Details
Description
When calling FileUtils.checksumCRC32 from multiple threads (in order to improve throughput when calculating CRC's for a large folder), the code is not thread-safe, resulting in incorrect CRC output.
The following simple test demonstrates the issue:
@Test public void should() throws ExecutionException, InterruptedException { File testFile = new File("C:\\Temp\\large-file.txt"); // ScheduledExecutorService scheduler = Executors.newScheduledThreadPool(1); ScheduledExecutorService scheduler = Executors.newScheduledThreadPool(5); List<Future<Long>> futures = new ArrayList<>(); for (int i = 0; i < 20; i++) { futures.add(scheduler.submit(() -> FileUtils.checksumCRC32(testFile))); } List<Long> crcs = new ArrayList<>(); for (Future<Long> future : futures) { crcs.add(future.get()); } Assertions.assertThat(crcs).allMatch(c -> crcs.get(0).equals(c)); }
In the above code, with a thread-pool size of 1, all calculated CRC's for the file are the same. With a thread-pool size of more, the CRC's differ.
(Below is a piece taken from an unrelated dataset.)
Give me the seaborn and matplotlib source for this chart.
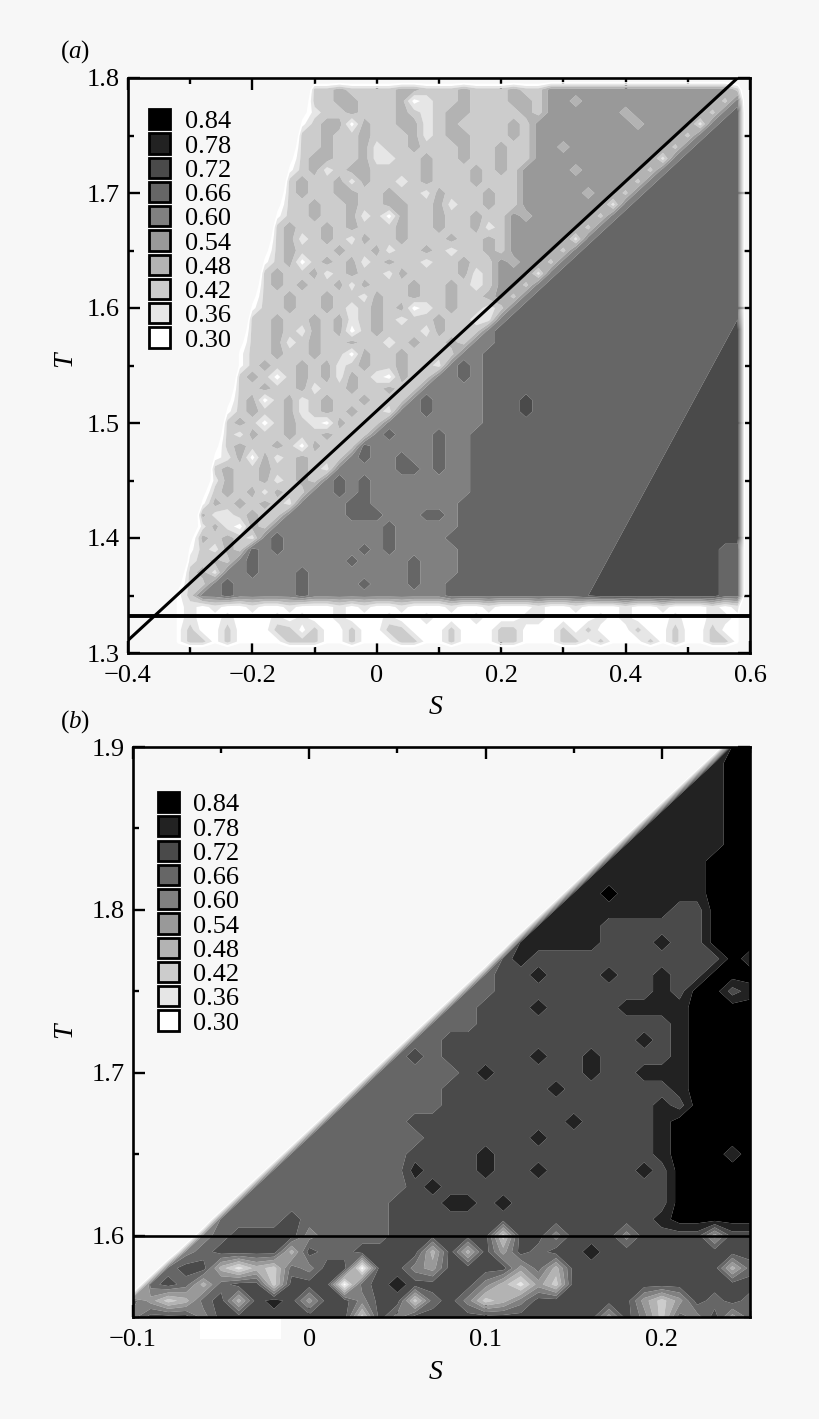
import numpy as np
import matplotlib
matplotlib.use("Agg")
import matplotlib.pyplot as plt
from matplotlib.patches import Patch, Rectangle
import seaborn as sns

# contour classes
legend_labels = ["0.84", "0.78", "0.72", "0.66", "0.60", "0.54", "0.48", "0.42", "0.36", "0.30"]
legend_greys = ["#000000", "#222222", "#4a4a4a", "#666666", "#808080",
                "#999999", "#b3b3b3", "#cccccc", "#e6e6e6", "#ffffff"]
class_edges = [0.30, 0.36, 0.42, 0.48, 0.54, 0.60, 0.66, 0.72, 0.78, 0.84, 0.90]

# grid of panel a: S -0.4..0.6 by 0.02, T 1.8 (first row) down to 1.3 by 0.01
# one char per grid node: "." no data, digit k = class k counted from 0.30,
# h sits on the 0.72 contour, y and z are the faint rim around the data
a_s = np.linspace(-0.4, 0.6, 51)
a_t = np.linspace(1.3, 1.8, 51)
a_rows = [
    "."*15+"z"*35+".",
    "."*15+"2232222332223222322"+"4"*15+"2.",
    "."*14+"z"+"2233222301223222332"+"44344444444444"+"25.",
    "."*14+"y"+"1223222321233222232"+"4444443444444"+"256.",
    "."*14+"0"+"233032233123222232"+"4444444434444"+"1566.",
    "."*14+"2232232223123322232"+"4"*12+"25666.",
    "."*13+"z"+"2232231223222322322"+"44344444444"+"256666.",
    "."*13+"y"+"2332231122322322322"+"4"*10+"15"+"6"*5+".",
    "."*13+"0"+"231233222232223232"+"4444344444"+"25"+"6"*6+".",
    "."*13+"2322313221232223222"+"4"*9+"25"+"6"*7+".",
    "."*12+"z"+"2322332232213222322"+"44444344"+"25"+"6"*8+".",
    "."*12+"y"+"2232232233223122322"+"4"*7+"15"+"6"*9+".",
    "."*12+"0"+"223223120322322322"+"4344444"+"25"+"6"*10+".",
    "."*12+"2322323222322322312"+"4"*6+"25"+"6"*11+".",
    "."*11+"z"+"2312321322322232232"+"4"*5+"15"+"6"*12+".",
    "."*11+"y"+"2322232231223212232"+"4"*4+"25"+"6"*13+".",
    "."*11+"0"+"230232312322122322"+"4344"+"25"+"6"*14+".",
    "."*11+"2322312322132222312"+"444"+"15"+"6"*15+".",
    "."*10+"z"+"2323223132223223212"+"44"+"25"+"6"*16+".",
    "."*10+"y"+"2232232213223223223"+"4"+"25"+"6"*17+".",
    "."*10+"0"+"2232232123230123221"+"25"+"6"*18+".",
    "."*10+"2232232312321223221"+"15"+"6"*18+"h.",
    "."*9+"z"+"223213230232221322"+"25"+"6"*19+"7.",
    "."*9+"y"+"22312322322123223"+"255"+"6"*18+"h7.",
    "."*9+"0"+"2232232203223222"+"255"+"6"*19+"77.",
    "."*9+"0"+"232232312322322"+"1565"+"6"*18+"h77.",
    "."*9+"232023231321032"+"25565"+"6"*18+"777.",
    "."*8+"z"+"22322312232232"+"255555"+"6"*17+"h777.",
    "."*8+"y"+"2302312322322"+"2565555"+"66676666666666666"+"7777.",
    "."*8+"0"+"232231232322"+"15565555"+"6667666666666666h"+"7777.",
    "."*8+"232023210322"+"25"+"5"*7+"6"*16+"77777.",
    "."*7+"z"+"21322322322"+"256555655"+"6"*16+"h77777.",
    "."*7+"y"+"2322320322"+"2655555655"+"6"*16+"777777.",
    "."*7+"0"+"130312322"+"25655655655"+"6"*15+"h777777.",
    "."*7+"232232232"+"155555665655"+"6"*15+"7"*7+".",
    "."*6+"z"+"13223123"+"2565655555555"+"6"*14+"h"+"7"*7+".",
    "."*6+"y"+"2323132"+"25565655555555"+"6"*14+"7"*8+".",
    "."*6+"0"+"323232"+"15555665555555"+"6"*14+"h"+"7"*8+".",
    "."*6+"311232"+"255555666555665"+"6"*14+"7"*9+".",
    "."*5+"z"+"13103"+"2555555555655555"+"6"*13+"h"+"7"*9+".",
    "."*5+"y"+"3232"+"15655555555655556"+"6"*13+"7"*10+".",
    "."*5+"0"+"213"+"265655555565655555"+"6"*12+"h"+"7"*8+"66.",
    "."*5+"123"+"2565555555655556555"+"6"*12+"7"*9+"66.",
    "."*4+"z"+"23"+"15565556555555556555"+"6"*11+"h"+"7"*9+"66.",
    "."*4+"y"+"2"+"25655555655556555655"+"6"*12+"7"*10+"66.",
    "."*4+"0"+"2556"+"55555655555555555"+"6"*11+"h"+"7"*10+"66.",
    "."*4+"0101001001000101001000100100010010001001000101"+".",
    "."*4+"0100100010100100010010001000110000101000100110"+".",
    "."*4+"0200200022020020022000200022000202000200200200"+".",
    "."*4+"0220200002220020002200200022000220200020200220"+".",
    "."*4+"z"*46+".",
]

# grid of panel b: S -0.10..0.25 by 0.01, T 1.90 (first row) down to 1.55 by 0.01
b_s = np.linspace(-0.10, 0.25, 36)
b_t = np.linspace(1.55, 1.90, 36)
b_rows = [
    "."*34+"99",
    "."*33+"899",
    "."*32+"8899",
    "."*31+"88899",
    "."*30+"888899",
    "."*29+"8888899",
    "."*28+"88888899",
    "."*27+"888888999",
    "."*26+"8888888999",
    "."*25+"88988888999",
    "."*24+"888888877999",
    "."*23+"8888777777999",
    "."*22+"88888777877999",
    "."*21+"7877777777777989",
    "."*20+"6778777877877999",
    "."*19+"66"+"7"*9+"87"+"9978",
    "."*18+"66777"+"8"+"7777"+"8888"+"9999",
    "."*17+"666"+"7"*11+"8"+"9999",
    "."*16+"66"+"7"*11+"878"+"9999",
    "."*15+"676"+"77777"+"8"+"77"+"8"+"7777"+"8"+"9999",
    "."*14+"66666"+"78"+"77777"+"8"+"77"+"888"+"9999",
    "."*13+"66666"+"777777"+"87"+"7777"+"78"+"9999",
    "."*12+"666666"+"7"*12+"87"+"9999",
    "."*11+"66666"+"7"*9+"8"+"7777"+"8"+"99999",
    "."*10+"6666666"+"777777"+"8"+"777777"+"8"+"99999",
    "."*9+"6666666"+"7777"+"8"+"7"*9+"8"+"99989",
    "."*8+"66666666"+"8777"+"8"+"77"+"8"+"77777"+"87"+"99999",
    "."*7+"666666666"+"78"+"7"*12+"7"+"99999",
    "."*6+"666666666"+"777"+"88"+"78"+"7"*8+"7"+"99999",
    "."*5+"6666"+"7"+"66666"+"7"*15+"8"+"99999",
    "."*4+"5"+"6"+"7777"+"5"+"6666"+"777777"+"2"+"77"+"5"+"777"+"5"+"7777"+"4"+"77",
    "."*3+"56"+"7777"+"3"+"7"+"66"+"7777"+"3"+"7"+"3"+"7"+"4"+"7"+"6"+"77"+"8"+"7"*9,
    "."*2+"6"+"77"+"3"+"1"+"3"+"2"+"6"+"5"+"77"+"0"+"77"+"5"+"4"+"7777"+"4"+"6"+"3"+"7"*9+"36",
    "."+"6"+"7"+"6"+"3"+"6"+"77"+"2"+"777"+"0"+"6"+"7"+"8"+"7777"+"5"+"3"+"1"+"4"+"2"+"7"*11,
    "64236737874"+"77"+"5"+"77"+"2"+"6"+"7"+"5"+"2"+"3"+"5"+"777777"+"4"+"2"+"4"+"7"+"6"+"7"+"6",
    "5777"+"5"+"7"*8+"2"+"7"+"5"+"7"*11+"4"+"7"+"5"+"2"+"6"+"5"+"7"+"4"+"6",
]

# guide lines
a_diag_s = [-0.4, 0.58]
a_diag_t = [1.311, 1.8]
a_flat_s = [-0.4, 0.6]
a_flat_t = [1.332, 1.332]
b_flat_s = [-0.1, 0.25]
b_flat_t = [1.6, 1.6]

a_xmajor = [-0.4, -0.2, 0, 0.2, 0.4, 0.6]
a_xlabels = ["\u22120.4", "\u22120.2", "0", "0.2", "0.4", "0.6"]
a_xminor = [-0.3, -0.1, 0.1, 0.3, 0.5]
a_ymajor = [1.3, 1.4, 1.5, 1.6, 1.7, 1.8]
a_yminor = [1.35, 1.45, 1.55, 1.65, 1.75]
b_xmajor = [-0.1, 0, 0.1, 0.2]
b_xlabels = ["\u22120.1", "0", "0.1", "0.2"]
b_xminor = [-0.05, 0.05, 0.15, 0.25]
b_ymajor = [1.6, 1.7, 1.8, 1.9]
b_yminor = [1.55, 1.65, 1.75, 1.85]

BG = "#f7f7f7"
W, H = 820, 1419
FS = 19

sns.set_theme(style="ticks", rc={
    "figure.facecolor": BG, "axes.facecolor": BG, "axes.edgecolor": "black",
    "axes.linewidth": 1.9, "xtick.color": "black", "ytick.color": "black",
    "text.color": "black", "axes.labelcolor": "black",
    "mathtext.fontset": "custom", "mathtext.rm": "Liberation Serif",
    "mathtext.it": "Liberation Serif:italic",
})
plt.rcParams["font.family"] = ["Liberation Serif", "DejaVu Serif"]

SPECIAL = {".": 0.0, "h": 0.72, "z": 0.15, "y": 0.25}


def node_value(ch):
    if ch in SPECIAL:
        return SPECIAL[ch]
    return 0.33 + 0.06 * int(ch)


def decode(rows, ncol):
    grid = []
    for row in rows[::-1]:
        row = row[:ncol].ljust(ncol, ".")
        grid.append([node_value(ch) for ch in row])
    return np.array(grid)


def panel(box, s, t, rows, xmajor, xlabels, xminor, ymajor, yminor, xlim, ylim,
          legend_xy, sx, tpos):
    left, right, top, bottom = box
    ax = fig.add_axes([left / W, 1 - bottom / H, (right - left) / W, (bottom - top) / H])
    ax.contourf(s, t, decode(rows, len(s)), levels=class_edges,
                colors=legend_greys[::-1], antialiased=True)
    ax.set_xlim(*xlim)
    ax.set_ylim(*ylim)
    ax.set_xticks(xmajor)
    ax.set_xticklabels(xlabels)
    ax.set_xticks(xminor, minor=True)
    ax.set_yticks(ymajor)
    ax.set_yticklabels(["%.1f" % v for v in ymajor])
    ax.set_yticks(yminor, minor=True)
    ax.tick_params(which="major", direction="in", top=True, right=True, length=8.5,
                   width=1.7, labelsize=FS)
    ax.tick_params(axis="x", which="major", pad=9)
    ax.tick_params(axis="y", which="major", pad=6)
    ax.tick_params(which="minor", direction="in", top=True, right=True, length=4.5, width=1.7)
    ax.set_xlabel("S", style="italic", fontsize=20)
    ax.xaxis.set_label_coords(*sx)
    ax.set_ylabel("T", style="italic", fontsize=20)
    ax.yaxis.set_label_coords(*tpos)
    handles = [Patch(facecolor=g, edgecolor="black", linewidth=2.0) for g in legend_greys]
    ax.legend(handles, legend_labels, loc="upper left", bbox_to_anchor=legend_xy,
              frameon=False, fontsize=FS, borderpad=0, borderaxespad=0,
              handlelength=0.8, handleheight=0.8, labelspacing=0.0, handletextpad=0.55)
    return ax


fig = plt.figure(figsize=(W / 100, H / 100), dpi=100, facecolor=BG)

ax_a = panel((128, 750, 78, 653), a_s, a_t, a_rows, a_xmajor, a_xlabels, a_xminor,
             a_ymajor, a_yminor, (-0.4, 0.6), (1.3, 1.8),
             (0.034, 0.946), (0.494, -0.073), (-0.082, 0.51))
sns.lineplot(x=a_diag_s, y=a_diag_t, ax=ax_a, color="black", linewidth=2.2, errorbar=None)
sns.lineplot(x=a_flat_s, y=a_flat_t, ax=ax_a, color="black", linewidth=2.8, errorbar=None)

ax_b = panel((133, 750, 747, 1317), b_s, b_t, b_rows, b_xmajor, b_xlabels, b_xminor,
             b_ymajor, b_yminor, (-0.1, 0.25), (1.55, 1.9),
             (0.04, 0.921), (0.49, -0.075), (-0.09, 0.503))
sns.lineplot(x=b_flat_s, y=b_flat_t, ax=ax_b, color="black", linewidth=1.9, errorbar=None)

fig.text(60 / W, 1 - 52 / H, r"($\mathit{a}$)", fontsize=18, va="center")
fig.text(60 / W, 1 - 722 / H, r"($\mathit{b}$)", fontsize=18, va="center")

# stray white patch under the lower panel in the source image
fig.add_artist(Rectangle((200 / W, 1 - 1339 / H), 81 / W, 20 / H, transform=fig.transFigure,
                         facecolor="white", edgecolor="none"))

fig.savefig("out.png", dpi=100, facecolor=BG)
The issue appears to be related to the use of a common SKIP_BYTE_BUFFER in IOUtils.consume. The multiple threads all read into the same buffer as the data is being "discarded". However, FileUtils.checksum uses a CheckedInputStream to calculate the CRC, which uses the value read into the shared buffer. With multiple threads writing to that buffer the CRC mechanism breaks down.